Israel, Russia fighting corruption

Israeli authorities can investigate the source of FSU immigrants' capital.

The state comptrollers of Israel and Russia signed a cooperation agreement on Wednesday which could help Israeli authorities fighting corruption investigate the source of the large sums of money some immigrants from the Soviet Union have brought into the country. "We may be able to receive help from elements inside and outside the country on this matter," said State Comptroller Micha Lindenstrauss after he and his Russian counterpart, Sergey Stepashin, signed the memorandum of understanding at Jerusalem's Inbal Hotel. Lindenstrauss added that the issue of the Russian "oligarchs" had not come up in the discussions between the two officials, but that in the future they could discuss any matter. The ceremony took place at the same time as Russian tycoon Arkady Gaydamak was questioned for the third time by the Serious and International Crimes Unit (SICU) National Unit in Petah Tikva. Stepashin, who in the past has served as prime minister, head of the secret services, justice minister, interior minister and deputy speaker of the Duma, was also asked whether Russia intended to investigate how weapons sold to Syria ended up in the hands of the Hizbullah. "We will ask the Russian security authorities about this and get answers from them," replied Stepashin.

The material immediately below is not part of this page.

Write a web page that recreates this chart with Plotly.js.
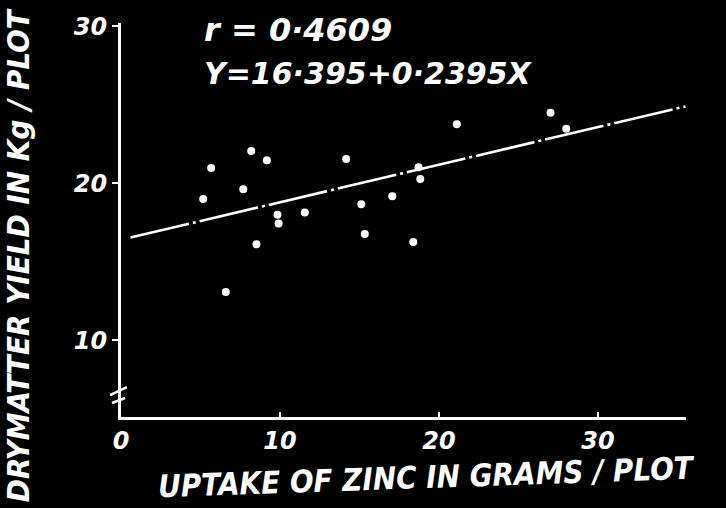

He added that it was Kremlin policy not to allow weapons sold to another country to end up in the hands of a third party. If Israeli intelligence had any information on the matter, they should hand it over to Russian authorities, he said. As head of Russia's secret services, he continued, he had much contact with the Mossad. On another matter, Lindenstrauss said that his first of the three reports his office is preparing on the way the government carried out the disengagement from the Gaza Strip will be ready for publication on Sunday, but must still be reviewed by security authorities to determine what, if any, of the material was classified.